DATA SUPPLIED:
<<<<
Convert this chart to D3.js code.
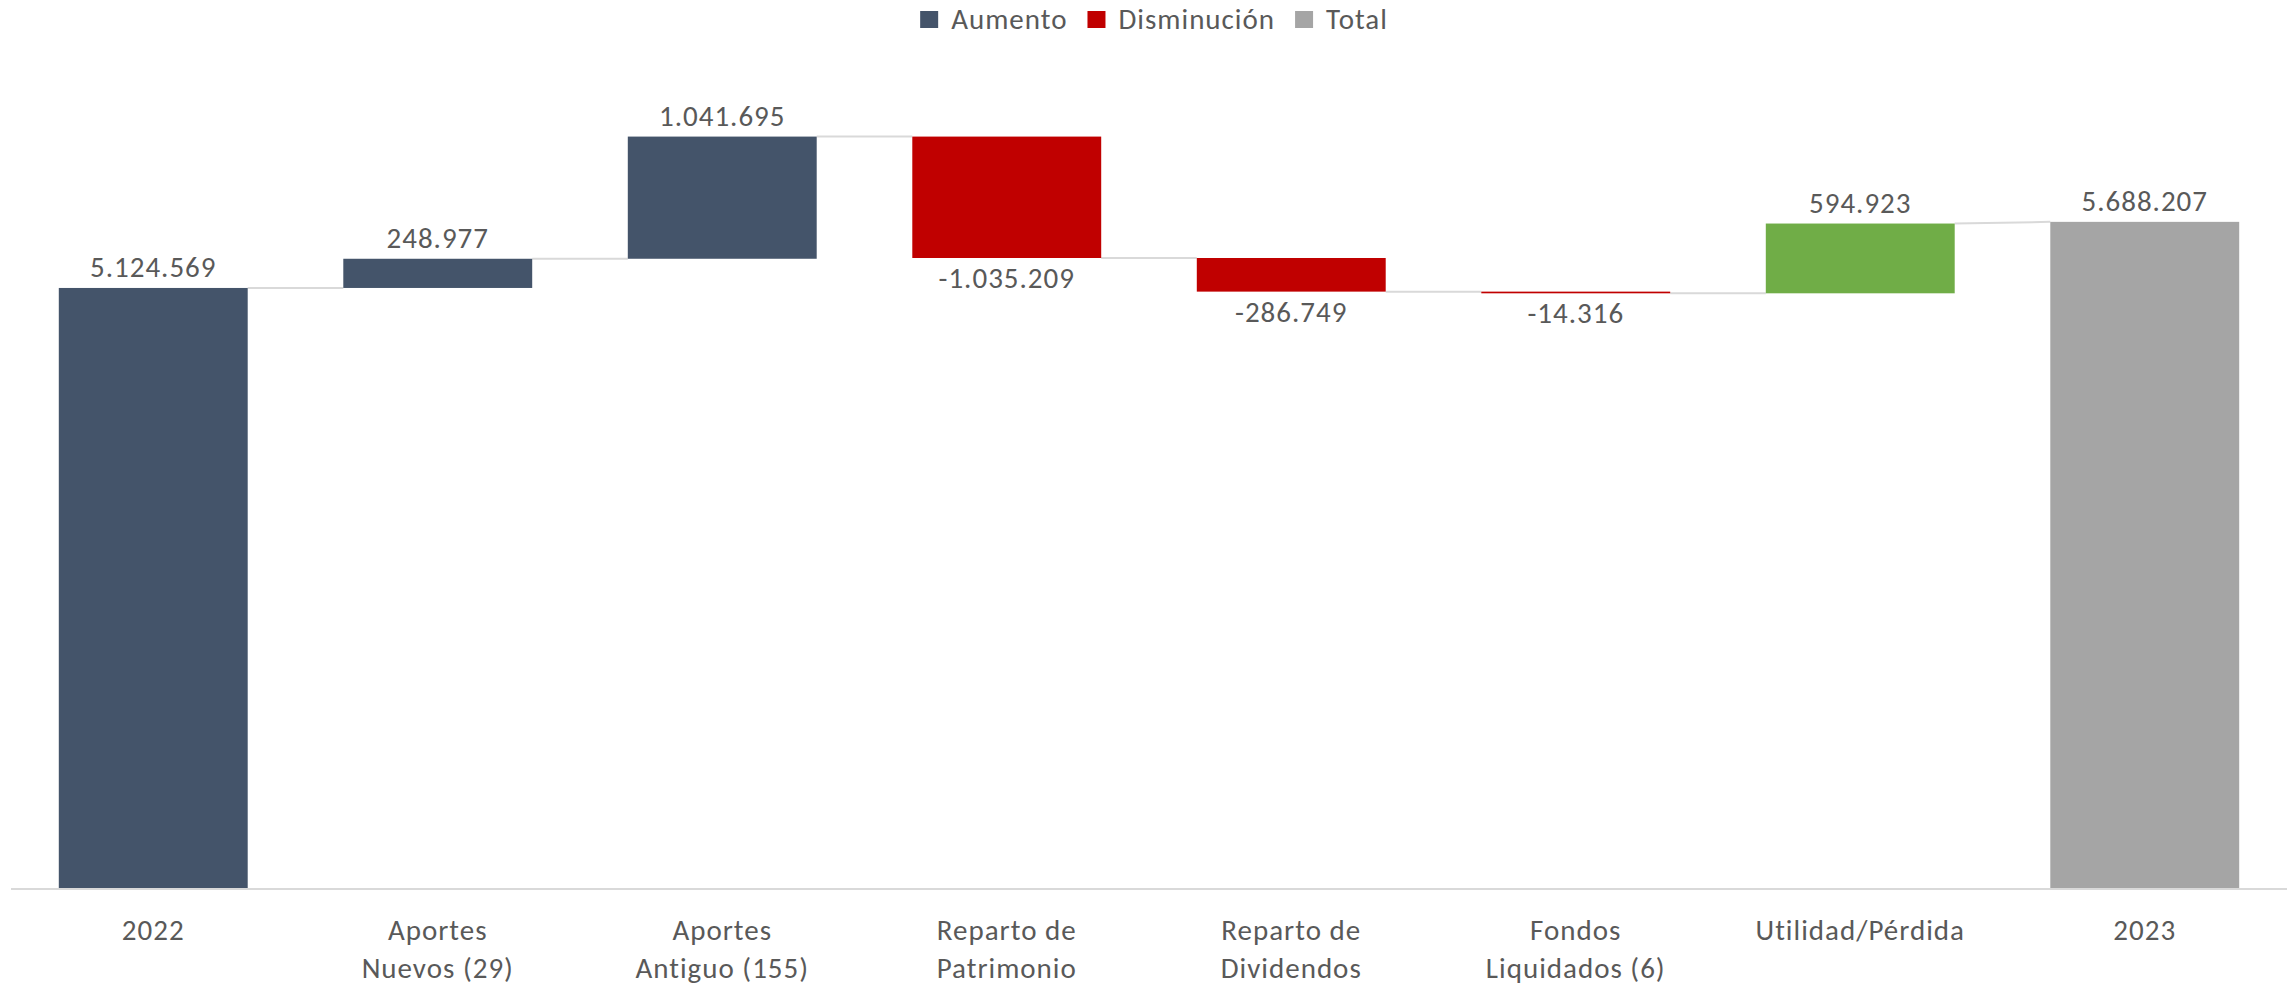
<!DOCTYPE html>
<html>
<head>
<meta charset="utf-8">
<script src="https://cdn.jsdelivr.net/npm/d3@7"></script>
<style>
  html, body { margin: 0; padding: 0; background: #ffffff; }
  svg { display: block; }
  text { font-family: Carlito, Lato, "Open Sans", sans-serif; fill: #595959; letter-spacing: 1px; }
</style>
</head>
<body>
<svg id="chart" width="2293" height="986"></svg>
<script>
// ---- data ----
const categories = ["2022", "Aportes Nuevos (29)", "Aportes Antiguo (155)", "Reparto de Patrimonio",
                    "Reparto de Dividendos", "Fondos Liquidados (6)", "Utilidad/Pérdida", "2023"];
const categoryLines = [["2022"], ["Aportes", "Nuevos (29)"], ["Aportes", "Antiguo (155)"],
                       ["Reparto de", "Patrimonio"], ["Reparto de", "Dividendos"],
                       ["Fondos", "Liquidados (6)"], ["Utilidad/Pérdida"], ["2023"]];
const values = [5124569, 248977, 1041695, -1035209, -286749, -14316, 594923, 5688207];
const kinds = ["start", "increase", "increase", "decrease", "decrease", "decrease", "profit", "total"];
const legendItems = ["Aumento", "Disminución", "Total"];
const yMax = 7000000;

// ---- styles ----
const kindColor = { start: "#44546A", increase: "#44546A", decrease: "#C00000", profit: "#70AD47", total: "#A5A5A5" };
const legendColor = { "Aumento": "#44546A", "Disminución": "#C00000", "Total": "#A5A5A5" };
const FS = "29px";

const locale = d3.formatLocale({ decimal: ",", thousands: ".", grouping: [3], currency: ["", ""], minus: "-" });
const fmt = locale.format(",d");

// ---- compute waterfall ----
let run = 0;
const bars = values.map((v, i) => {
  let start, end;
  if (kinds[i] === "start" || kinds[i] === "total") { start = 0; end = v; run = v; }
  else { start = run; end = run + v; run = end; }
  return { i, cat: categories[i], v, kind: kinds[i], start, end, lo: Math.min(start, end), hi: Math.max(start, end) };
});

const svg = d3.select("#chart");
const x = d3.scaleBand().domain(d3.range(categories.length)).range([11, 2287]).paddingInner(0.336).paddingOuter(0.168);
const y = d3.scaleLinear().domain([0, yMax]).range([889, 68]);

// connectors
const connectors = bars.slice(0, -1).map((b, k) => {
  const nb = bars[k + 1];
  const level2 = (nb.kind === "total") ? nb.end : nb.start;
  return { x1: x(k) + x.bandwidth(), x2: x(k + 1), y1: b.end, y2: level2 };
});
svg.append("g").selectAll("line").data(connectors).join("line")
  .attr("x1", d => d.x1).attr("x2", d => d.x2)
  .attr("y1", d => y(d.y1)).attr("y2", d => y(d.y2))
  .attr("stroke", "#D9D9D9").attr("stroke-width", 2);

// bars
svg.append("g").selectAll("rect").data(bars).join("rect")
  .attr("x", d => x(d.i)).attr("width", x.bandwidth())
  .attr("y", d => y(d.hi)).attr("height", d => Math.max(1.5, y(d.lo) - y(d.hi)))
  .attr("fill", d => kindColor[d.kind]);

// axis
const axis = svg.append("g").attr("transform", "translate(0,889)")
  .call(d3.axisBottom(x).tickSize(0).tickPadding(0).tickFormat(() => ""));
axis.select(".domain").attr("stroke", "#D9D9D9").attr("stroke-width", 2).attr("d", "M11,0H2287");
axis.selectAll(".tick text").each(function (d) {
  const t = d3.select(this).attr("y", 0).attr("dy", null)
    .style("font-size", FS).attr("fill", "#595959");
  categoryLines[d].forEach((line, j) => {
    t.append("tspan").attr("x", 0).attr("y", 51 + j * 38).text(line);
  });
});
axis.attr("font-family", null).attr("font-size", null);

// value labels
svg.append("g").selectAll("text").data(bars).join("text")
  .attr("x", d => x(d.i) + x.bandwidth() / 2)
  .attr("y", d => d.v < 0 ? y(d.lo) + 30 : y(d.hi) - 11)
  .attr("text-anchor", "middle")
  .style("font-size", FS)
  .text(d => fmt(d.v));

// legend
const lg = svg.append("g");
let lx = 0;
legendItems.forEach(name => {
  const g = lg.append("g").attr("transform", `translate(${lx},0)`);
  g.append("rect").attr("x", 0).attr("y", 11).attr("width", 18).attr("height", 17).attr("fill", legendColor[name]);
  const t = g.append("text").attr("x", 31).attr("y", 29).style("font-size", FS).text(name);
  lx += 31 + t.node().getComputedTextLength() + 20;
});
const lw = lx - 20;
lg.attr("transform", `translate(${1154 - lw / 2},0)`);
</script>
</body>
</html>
>>>>
<<<<
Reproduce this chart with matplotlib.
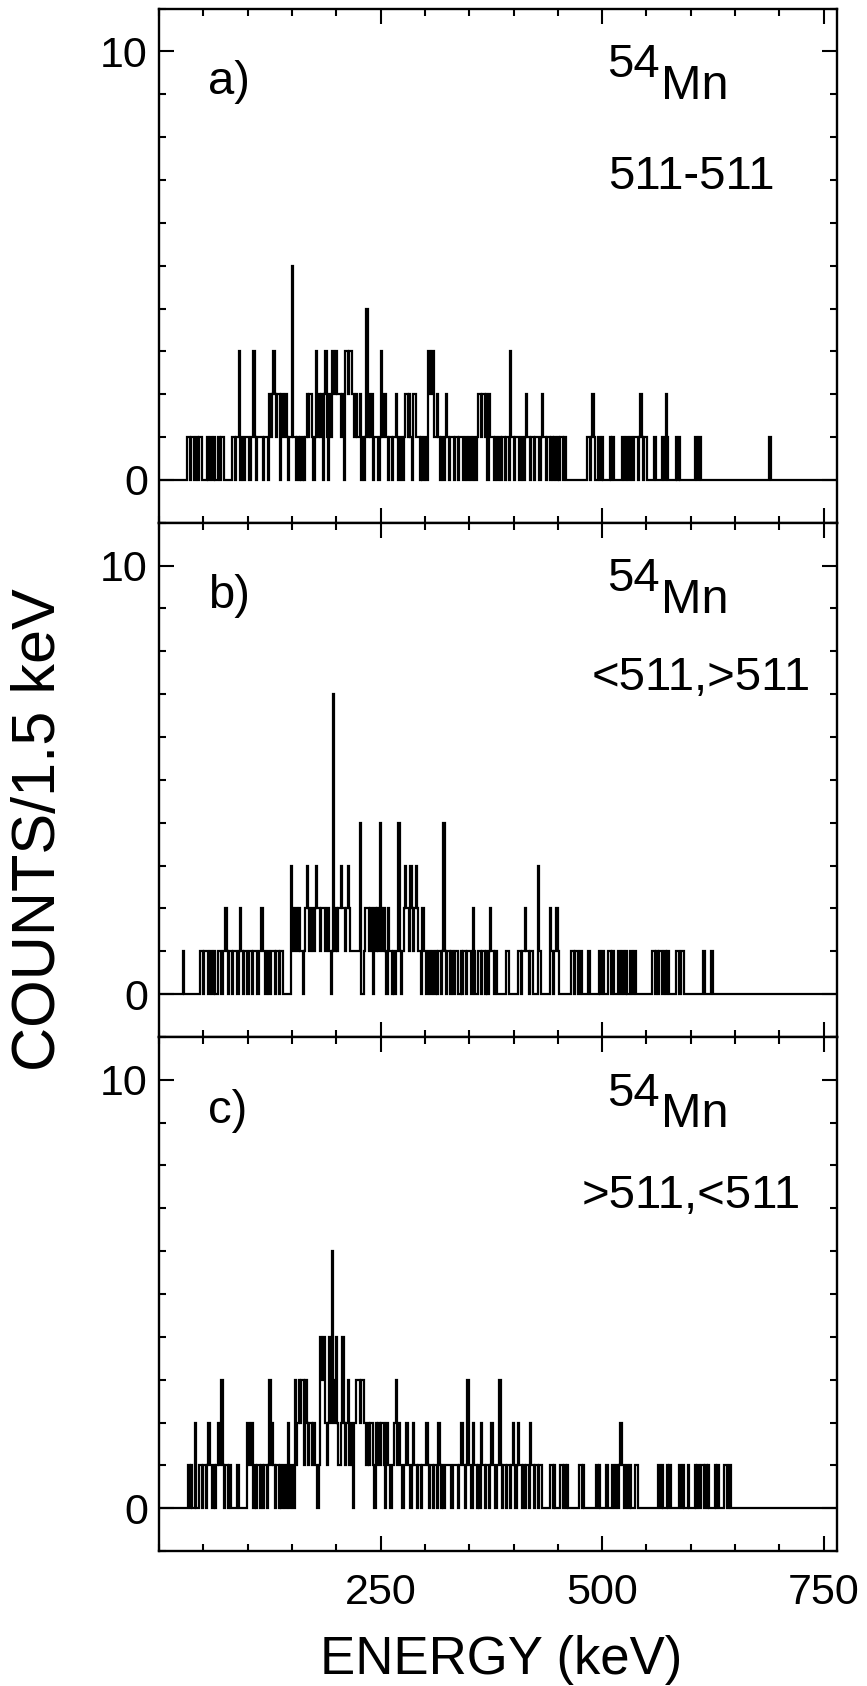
>>>>
PROBLEM DETAILS:
Go through the listing above and locate each line that holds the word "chart". Copy those lines.

RESULT FOR THIS EXERCISE:
Convert this chart to D3.js code.
<svg id="chart" width="2293" height="986"></svg>
const svg = d3.select("#chart");
Reproduce this chart with matplotlib.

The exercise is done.